**TASK REQUIREMENTS**
Omit pictures and quote the listing below line by line, from its start through the line that holds "const yTicks = [0, 5, 10, 15, 20, 25];".
* START RECORDS FOR THE TASK *
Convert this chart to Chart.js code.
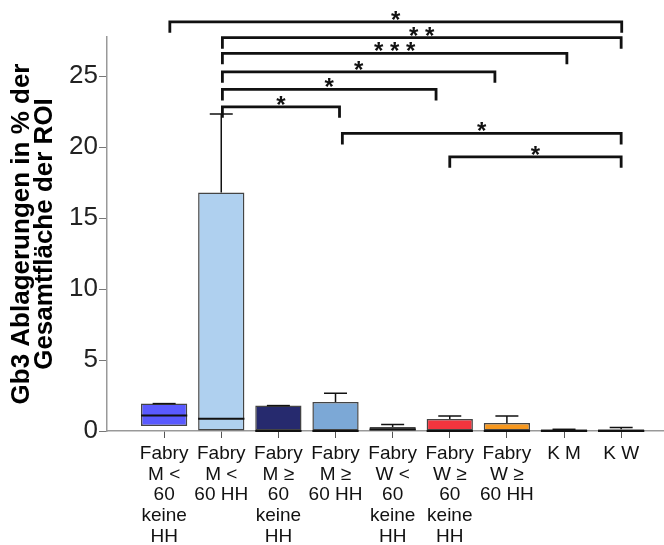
<!DOCTYPE html>
<html>
<head>
<meta charset="utf-8">
<script src="https://cdn.jsdelivr.net/npm/chart.js@4.4.1/dist/chart.umd.min.js"></script>
<style>
    html, body { margin: 0; padding: 0; background: #fff; }
    #wrap { width: 664px; height: 545px; }
</style>
</head>
<body>
<div id="wrap"><canvas id="chart" width="664" height="545"></canvas></div>
<script>
    // Groups (x positions 1..9)
    const groupLabels = [
        ['Fabry', 'M <', '60', 'keine', 'HH'],
        ['Fabry', 'M <', '60 HH'],
        ['Fabry', 'M ≥', '60', 'keine', 'HH'],
        ['Fabry', 'M ≥', '60 HH'],
        ['Fabry', 'W <', '60', 'keine', 'HH'],
        ['Fabry', 'W ≥', '60', 'keine', 'HH'],
        ['Fabry', 'W ≥', '60 HH'],
        ['K M'],
        ['K W']
    ];
    const groupPositions = [1, 2, 3, 4, 5, 6, 7, 8, 9];

    // Box plot values (% of ROI)
    const minValues    = [0.35, 0, 0, 0, 0.05, 0, 0, 0, 0];
    const q1Values     = [0.35, 0, 0, 0, 0.05, 0, 0, 0, 0];
    const medianValues = [1.1, 0.87, 0, 0, 0.1, 0, 0, 0, 0];
    const q3Values     = [1.93, 16.8, 1.79, 2.04, 0.28, 0.85, 0.56, 0.12, 0.12];
    const maxValues    = [1.93, 22.32, 1.79, 2.66, 0.45, 1.06, 1.06, 0.12, 0.25];

    const boxColors = ['#5a5aff', '#afd0ef', '#262a6e', '#7ca8d6', '#2e2e2e', '#f2353e', '#f7981f', '#111111', '#111111'];

    const yTicks = [0, 5, 10, 15, 20, 25];

    // Significance brackets
    const bracketFrom  = [1.1, 2.02, 2.02, 2.02, 2.02, 2.02, 4.12, 6.0];
    const bracketTo    = [9.01, 9.0, 8.05, 6.79, 5.76, 4.07, 9.0, 9.0];
    const bracketLevel = [28.82, 27.7, 26.6, 25.3, 24.06, 22.83, 20.96, 19.31];
    const bracketStars = ['*', '* *', '* * *', '*', '*', '*', '*', '*'];

    const boxExtras = {
        id: 'boxExtras',
        afterDatasetsDraw(chart) {
            const { ctx, scales: { x, y } } = chart;
            const meta = chart.getDatasetMeta(0);
            ctx.save();

            // whiskers and medians
            meta.data.forEach((bar, i) => {
                const cx = bar.x;
                const half = bar.width / 2;
                const cap = 11.5;
                ctx.strokeStyle = '#111';
                ctx.lineWidth = 1.5;
                ctx.beginPath();
                ctx.moveTo(cx, y.getPixelForValue(q3Values[i]));
                ctx.lineTo(cx, y.getPixelForValue(maxValues[i]));
                ctx.moveTo(cx - cap, y.getPixelForValue(maxValues[i]));
                ctx.lineTo(cx + cap, y.getPixelForValue(maxValues[i]));
                ctx.moveTo(cx, y.getPixelForValue(q1Values[i]));
                ctx.lineTo(cx, y.getPixelForValue(minValues[i]));
                ctx.stroke();

                ctx.lineWidth = 2;
                ctx.beginPath();
                const my = y.getPixelForValue(medianValues[i]);
                ctx.moveTo(cx - half, my);
                ctx.lineTo(cx + half, my);
                ctx.stroke();
            });

            // brackets
            ctx.strokeStyle = '#111';
            ctx.fillStyle = '#111';
            ctx.lineWidth = 2.8;
            ctx.font = 'bold 24px "Liberation Sans", Arial, sans-serif';
            ctx.textAlign = 'center';
            ctx.textBaseline = 'alphabetic';
            bracketLevel.forEach((lvl, i) => {
                const x1 = x.getPixelForValue(bracketFrom[i]);
                const x2 = x.getPixelForValue(bracketTo[i]);
                const by = y.getPixelForValue(lvl);
                ctx.beginPath();
                ctx.moveTo(x1, by + 11);
                ctx.lineTo(x1, by);
                ctx.lineTo(x2, by);
                ctx.lineTo(x2, by + 11);
                ctx.stroke();
                ctx.fillText(bracketStars[i], (x1 + x2) / 2, by + 6);
            });
            ctx.restore();
        }
    };

    function init() {
        const ctx = document.getElementById('chart').getContext('2d');
        new Chart(ctx, {
            type: 'bar',
            data: {
                datasets: [{
                    data: groupPositions.map((p, i) => ({ x: p, y: [q1Values[i], q3Values[i]] })),
                    backgroundColor: boxColors,
                    borderColor: '#444',
                    borderWidth: 1.5,
                    borderSkipped: false,
                    barPercentage: 0.81,
                    categoryPercentage: 1
                }]
            },
            options: {
                responsive: false,
                animation: false,
                devicePixelRatio: 1,
                layout: { padding: { top: 37, left: 0, right: 0, bottom: 0 } },
                plugins: {
                    legend: { display: false },
                    tooltip: { enabled: false }
                },
                scales: {
                    x: {
                        type: 'linear',
                        min: 0,
                        max: 9.75,
                        offset: false,
                        afterBuildTicks: scale => {
                            scale.ticks = groupPositions.map(v => ({ value: v }));
                        },
                        afterFit: scale => { scale.height = 114; },
                        ticks: {
                            autoSkip: false,
                            maxRotation: 0,
                            minRotation: 0,
                            padding: 5,
                            color: '#111',
                            font: { family: '"Liberation Sans", Arial, sans-serif', size: 19, lineHeight: 1.1 },
                            callback: v => groupLabels[v - 1] || ''
                        },
                        grid: { drawOnChartArea: false, offset: false, tickLength: 7, color: '#555' },
                        border: { color: '#999', width: 1.5 }
                    },
                    y: {
                        min: 0,
                        max: 27.75,
                        afterBuildTicks: scale => {
                            scale.ticks = yTicks.map(v => ({ value: v }));
                        },
                        afterFit: scale => { scale.width = 107; },
                        ticks: {
                            padding: 1,
                            color: '#222',
                            font: { family: '"Liberation Sans", Arial, sans-serif', size: 26 }
                        },
                        grid: { drawOnChartArea: false, tickLength: 8, color: '#777' },
                        border: { color: '#999', width: 1.5 },
                        title: {
                            display: true,
                            text: ['Gb3 Ablagerungen in % der', 'Gesamtfläche der ROI'],
                            color: '#000',
                            padding: { top: 10, bottom: 0 },
                            font: { family: '"Liberation Sans", Arial, sans-serif', size: 26, weight: 'bold', lineHeight: 0.9 }
                        }
                    }
                }
            },
            plugins: [boxExtras]
        });
    }

    document.addEventListener('DOMContentLoaded', init);
</script>
</body>
</html>
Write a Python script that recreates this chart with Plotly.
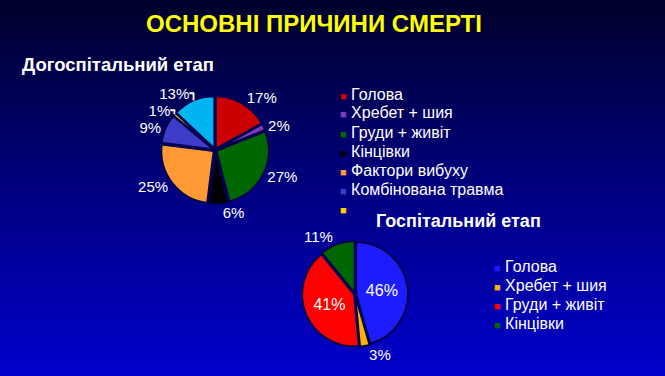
import base64
import plotly.graph_objects as go

# ---- data ----
title_text = "ОСНОВНІ ПРИЧИНИ СМЕРТІ"
subtitle1 = "Догоспітальний етап"
subtitle2 = "Госпітальний етап"

cats1 = ["Голова", "Хребет + шия", "Груди + живіт", "Кінцівки",
         "Фактори вибуху", "Комбінована травма", "Інше", "Невідомо"]
vals1 = [17, 2, 27, 6, 25, 9, 1, 13]
colors1 = ["#cc0000", "#7a3db5", "#006600", "#000000",
           "#ff9933", "#3c3cc8", "#ffcc00", "#00b4f0"]
legend1_names = ["Голова", "Хребет + шия", "Груди + живіт", "Кінцівки",
                 "Фактори вибуху", "Комбінована травма", ""]

cats2 = ["Голова", "Хребет + шия", "Груди + живіт", "Кінцівки"]
vals2 = [46, 3, 41, 11]
colors2 = ["#1c1cff", "#ffb000", "#ff0000", "#006600"]
textpos2 = ["inside", "outside", "inside", "outside"]

# ---- background gradient ----
W, H = 665, 376
svg = ('<svg xmlns="http://www.w3.org/2000/svg" width="665" height="376" '
       'viewBox="0 0 665 376" preserveAspectRatio="none">'
       '<defs><linearGradient id="g" x1="0" y1="0" x2="0" y2="1">'
       '<stop offset="0" stop-color="#00002a"/>'
       '<stop offset="0.5" stop-color="#000080"/>'
       '<stop offset="1" stop-color="#0000cc"/>'
       '</linearGradient></defs>'
       '<rect x="0" y="0" width="665" height="376" fill="url(#g)"/></svg>')
bg_src = "data:image/svg+xml;base64," + base64.b64encode(svg.encode()).decode()

fnt = "Liberation Sans, Arial, sans-serif"

fig = go.Figure()

fig.add_trace(go.Pie(
    labels=cats1, values=vals1, sort=False, direction="clockwise", rotation=0,
    marker=dict(colors=colors1, line=dict(color="#000050", width=2)),
    pull=0.03, texttemplate="%{value}%", textposition="outside",
    textfont=dict(color="white", size=15, family=fnt),
    domain=dict(x=[161 / W, 269 / W], y=[1 - 204 / H, 1 - 96 / H]),
    showlegend=False, hoverinfo="label+value",
))

fig.add_trace(go.Pie(
    labels=cats2, values=vals2, sort=False, direction="clockwise", rotation=0,
    marker=dict(colors=colors2, line=dict(color="#000050", width=2)),
    pull=0.02, texttemplate="%{value}%", textposition=textpos2,
    textfont=dict(color="white", size=15, family=fnt),
    insidetextfont=dict(color="white", size=16, family=fnt),
    domain=dict(x=[302 / W, 408 / W], y=[1 - 347 / H, 1 - 241 / H]),
    showlegend=False, hoverinfo="label+value",
))

annotations = [
    dict(text="<b>" + title_text + "</b>", x=314 / W, y=1 - 24 / H, xref="paper", yref="paper",
         showarrow=False, xanchor="center", yanchor="middle",
         font=dict(color="#ffff00", size=24, family="Liberation Sans Narrow, Arial Narrow, sans-serif")),
    dict(text="<b>" + subtitle1 + "</b>", x=20 / W, y=1 - 64 / H, xref="paper", yref="paper",
         showarrow=False, xanchor="left", yanchor="middle",
         font=dict(color="white", size=18.5, family=fnt)),
    dict(text="<b>" + subtitle2 + "</b>", x=374 / W, y=1 - 221 / H, xref="paper", yref="paper",
         showarrow=False, xanchor="left", yanchor="middle",
         font=dict(color="white", size=18, family=fnt)),
]


def legend_rows(names, cols, x0, y0, dy):
    out = []
    for i, (nm, c) in enumerate(zip(names, cols)):
        txt = '<span style="color:%s;font-size:11px">■</span> %s' % (c, nm)
        out.append(dict(text=txt, x=x0 / W, y=1 - (y0 + i * dy) / H, xref="paper", yref="paper",
                        showarrow=False, xanchor="left", yanchor="middle",
                        font=dict(color="white", size=16, family=fnt)))
    return out


annotations += legend_rows(legend1_names, colors1, 338, 94, 19)
annotations += legend_rows(cats2, colors2, 492, 266, 19)

fig.update_layout(
    width=W, height=H,
    margin=dict(l=0, r=0, t=0, b=0),
    paper_bgcolor="#000080", plot_bgcolor="rgba(0,0,0,0)",
    images=[dict(source=bg_src, xref="paper", yref="paper", x=0, y=1,
                 sizex=1, sizey=1, sizing="stretch", layer="below",
                 xanchor="left", yanchor="top")],
    annotations=annotations,
    showlegend=False,
)

fig.write_html("out.html")
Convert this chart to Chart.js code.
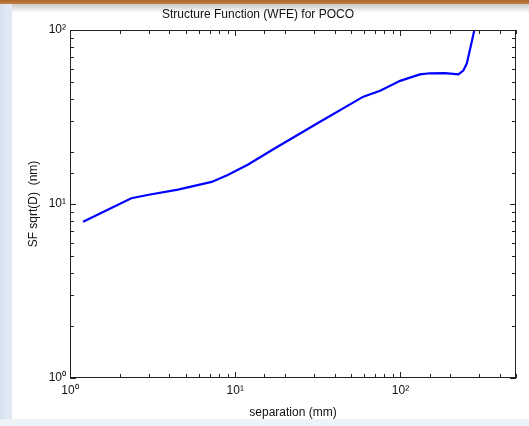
<!DOCTYPE html>
<html lang="en">
<head>
  <meta charset="UTF-8" />
  <title>Structure Function (WFE) for POCO</title>
  <script src="https://cdn.jsdelivr.net/npm/chart.js"></script>
  <style>
    body {
      margin: 0;
      width: 529px;
      height: 426px;
      position: relative;
      overflow: hidden;
      background: #ffffff;
      font-family: 'Liberation Sans', Arial, sans-serif;
    }
    #topbar {
      position: absolute; left: 0; top: 0; width: 529px; height: 4px;
      background: linear-gradient(#a8652e, #c8803f);
    }
    #shadow {
      position: absolute; left: 0; top: 4px; width: 529px; height: 9px;
      background: linear-gradient(#c9c9c9, #ffffff);
    }
    #leftstrip {
      position: absolute; left: 0; top: 4px; width: 12px; height: 422px;
      background: linear-gradient(90deg, #d5e2ee, #e3ecf5);
    }
    #bottomstrip {
      position: absolute; left: 0; top: 419px; width: 529px; height: 7px;
      background: #eef3f8;
    }
    canvas { position: absolute; left: 0; top: 0; }
  </style>
</head>
<body>
  <div id="topbar"></div>
  <div id="shadow"></div>
  <div id="leftstrip"></div>
  <div id="bottomstrip"></div>
  <canvas id="sfChart" width="529" height="426"></canvas>

  <script>
    // separation (mm) and SF sqrt(D) (nm)
    const separation = [1.2, 2.35, 3.0, 4.5, 7.2, 9.0, 11.9, 17.4, 32.6, 59.6, 75.3, 99.5, 131, 151, 186, 224, 240, 252, 264, 280, 300];
    const sfValues   = [7.9, 10.8, 11.3, 12.1, 13.4, 14.7, 16.8, 20.9, 29.7, 41.4, 44.8, 51.0, 55.6, 56.4, 56.5, 55.6, 58.5, 64.3, 78.0, 100, 130];
    const supers = { 0: '\u2070', 1: '\u00b9', 2: '\u00b2' };

    const points = separation.map((x, i) => ({ x: x, y: sfValues[i] }));

    function decadeLabel(value) {
      const p = Math.log10(value);
      if (Math.abs(p - Math.round(p)) < 1e-9 && supers[Math.round(p)] !== undefined) {
        return '10' + supers[Math.round(p)];
      }
      return '';
    }

    // box around the plot and inward ticks on all four sides
    const boxTicks = {
      id: 'boxTicks',
      afterDraw(chart) {
        const { ctx, chartArea: a, scales } = chart;
        ctx.save();
        ctx.strokeStyle = '#222';
        ctx.lineWidth = 1;
        ctx.strokeRect(a.left + 0.5, a.top + 0.5, a.right - a.left - 1, a.bottom - a.top - 1);
        ctx.beginPath();
        scales.x.ticks.forEach(t => {
          const px = Math.round(scales.x.getPixelForValue(t.value)) + 0.5;
          const len = decadeLabel(t.value) ? 6 : 4;
          ctx.moveTo(px, a.bottom); ctx.lineTo(px, a.bottom - len);
          ctx.moveTo(px, a.top); ctx.lineTo(px, a.top + len);
        });
        scales.y.ticks.forEach(t => {
          const py = Math.round(scales.y.getPixelForValue(t.value)) + 0.5;
          const len = decadeLabel(t.value) ? 6 : 4;
          ctx.moveTo(a.left, py); ctx.lineTo(a.left + len, py);
          ctx.moveTo(a.right, py); ctx.lineTo(a.right - len, py);
        });
        ctx.stroke();
        ctx.restore();
      }
    };

    new Chart(document.getElementById('sfChart'), {
      type: 'line',
      data: {
        datasets: [{
          data: points,
          borderColor: '#0000ff',
          borderWidth: 2.2,
          pointRadius: 0,
          tension: 0,
          fill: false
        }]
      },
      options: {
        responsive: false,
        animation: false,
        layout: { padding: { left: 0, right: 13, top: 0, bottom: 0 } },
        plugins: {
          legend: { display: false },
          tooltip: { enabled: false },
          title: {
            display: true,
            text: 'Structure Function (WFE) for POCO',
            color: '#111',
            font: { family: 'Liberation Sans', size: 12, weight: 'normal', lineHeight: 1.2 },
            padding: { top: 7, bottom: 8.6 }
          }
        },
        scales: {
          x: {
            type: 'logarithmic',
            min: 1,
            max: 500,
            grid: { display: false, drawTicks: false },
            border: { display: false },
            afterFit(scale) { scale.height = 48; },
            ticks: {
              autoSkip: false,
              maxRotation: 0,
              padding: 5,
              color: '#111',
              font: { family: 'Liberation Sans', size: 12 },
              callback: (v) => decadeLabel(v)
            },
            title: {
              display: true,
              text: 'separation (mm)',
              color: '#111',
              font: { family: 'Liberation Sans', size: 12 },
              padding: 6
            }
          },
          y: {
            type: 'logarithmic',
            min: 1,
            max: 100,
            grid: { display: false, drawTicks: false },
            border: { display: false },
            afterFit(scale) { scale.width = 70; },
            ticks: {
              autoSkip: false,
              padding: 4,
              color: '#111',
              font: { family: 'Liberation Sans', size: 12 },
              callback: (v) => decadeLabel(v)
            },
            title: {
              display: true,
              text: 'SF sqrt(D)  (nm)',
              color: '#111',
              font: { family: 'Liberation Sans', size: 12 },
              padding: 26
            }
          }
        }
      },
      plugins: [boxTicks]
    });
  </script>
</body>
</html>
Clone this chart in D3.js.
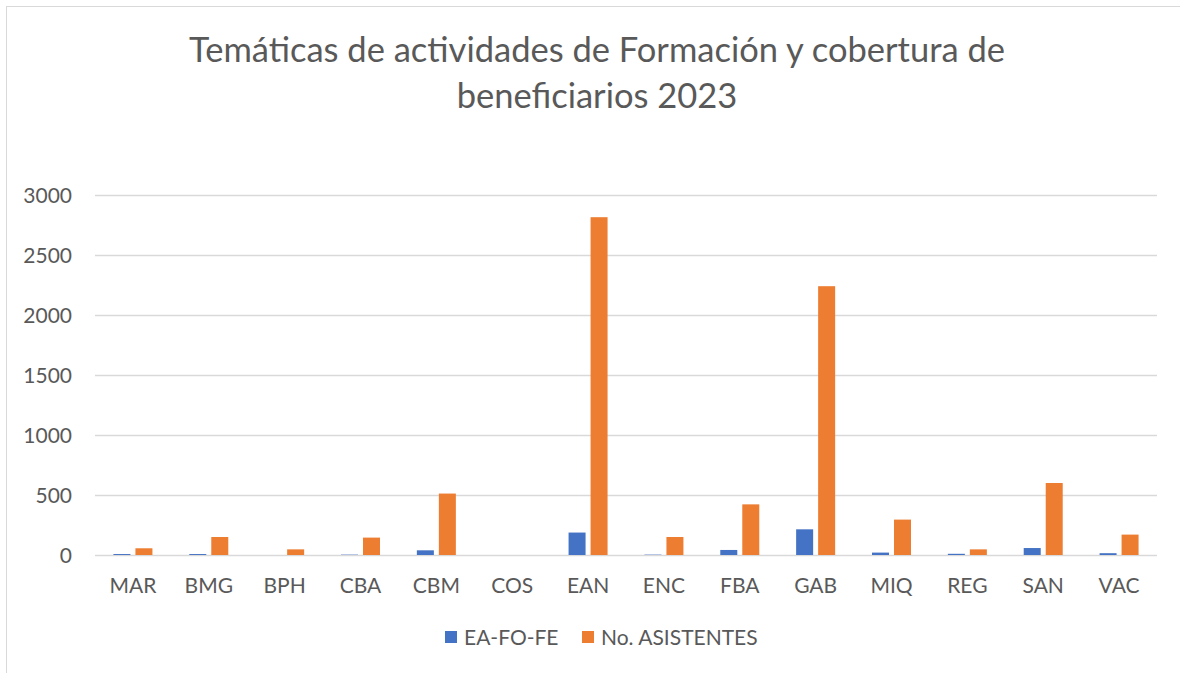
* END RECORDS FOR THE TASK *
**FINAL RESULT**
Convert this chart to Chart.js code.
<!DOCTYPE html>
<html>
<head>
<meta charset="utf-8">
<script src="https://cdn.jsdelivr.net/npm/chart.js@4.4.1/dist/chart.umd.min.js"></script>
<style>
    html, body { margin: 0; padding: 0; background: #fff; }
    #wrap { width: 664px; height: 545px; }
</style>
</head>
<body>
<div id="wrap"><canvas id="chart" width="664" height="545"></canvas></div>
<script>
    // Groups (x positions 1..9)
    const groupLabels = [
        ['Fabry', 'M <', '60', 'keine', 'HH'],
        ['Fabry', 'M <', '60 HH'],
        ['Fabry', 'M ≥', '60', 'keine', 'HH'],
        ['Fabry', 'M ≥', '60 HH'],
        ['Fabry', 'W <', '60', 'keine', 'HH'],
        ['Fabry', 'W ≥', '60', 'keine', 'HH'],
        ['Fabry', 'W ≥', '60 HH'],
        ['K M'],
        ['K W']
    ];
    const groupPositions = [1, 2, 3, 4, 5, 6, 7, 8, 9];

    // Box plot values (% of ROI)
    const minValues    = [0.35, 0, 0, 0, 0.05, 0, 0, 0, 0];
    const q1Values     = [0.35, 0, 0, 0, 0.05, 0, 0, 0, 0];
    const medianValues = [1.1, 0.87, 0, 0, 0.1, 0, 0, 0, 0];
    const q3Values     = [1.93, 16.8, 1.79, 2.04, 0.28, 0.85, 0.56, 0.12, 0.12];
    const maxValues    = [1.93, 22.32, 1.79, 2.66, 0.45, 1.06, 1.06, 0.12, 0.25];

    const boxColors = ['#5a5aff', '#afd0ef', '#262a6e', '#7ca8d6', '#2e2e2e', '#f2353e', '#f7981f', '#111111', '#111111'];

    const yTicks = [0, 5, 10, 15, 20, 25];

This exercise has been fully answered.